You still need to choose speakers carefully so that they don't overload the room with bass. You can only do so much with bass traps.
I have a dedicated room that is 10x11. In a room this size, I think you are forced to use a speaker that is small(ish) and that does not reproduce much bass below about 50hz. Trying to shoehorn a speaker that is too large for your room is probably a recipe for failure IMHO.
The challenges of a small room include:

a) Early onset of reflections, much of which is inevitable. Coloration and image shift are both more likely to arise from early-onset reflections than from later-arriving ones, although direction of arrival and spectral content also play a role.

b) Room-induced gain over-emphasize the bass region, often resulting in boominess.

c) Room modes are more likely to be audibly detrimental in the bass region because modal behavior will set in at a higher frequency than in a larger room. This can cause or contribute to one-note bass/boominess/otherwise unnatural-sounding bass.

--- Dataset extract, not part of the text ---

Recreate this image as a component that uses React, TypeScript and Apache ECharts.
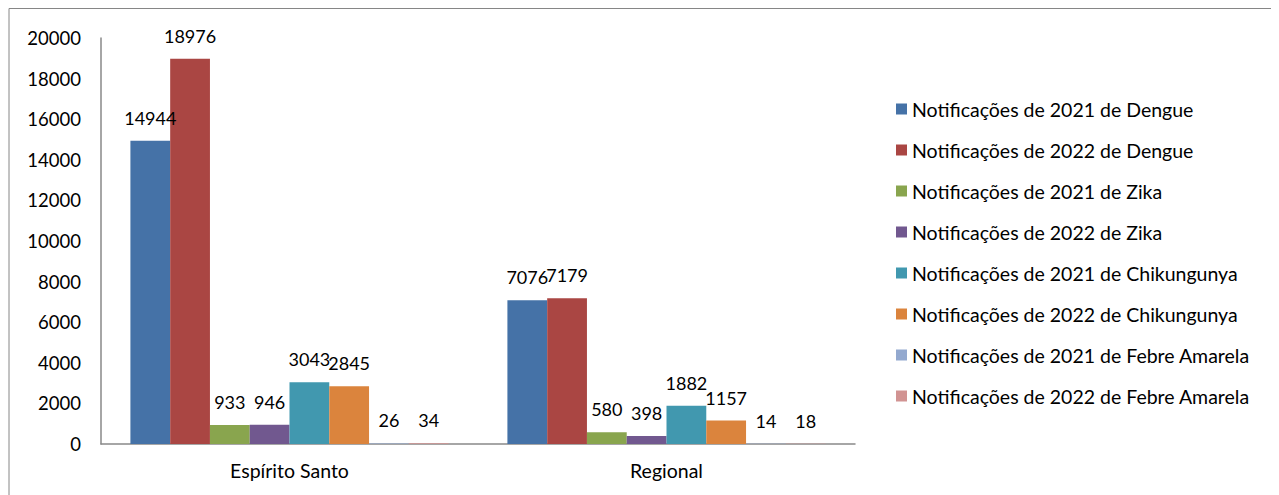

d) Some speakers need a fair amount of power to "come to life", which can work against getting good sound at the modest power levels typically required for adequate SPLs in a small room.

e) Placement constraints are often especially severe in a small room, which makes it more difficult to address the first three issues by optimizing speaker placement.

All of these problems can be addressed to some extent at the design stage. Unfortunately I don't know enough about the VR4 Jr. to comment on its suitability for a small room.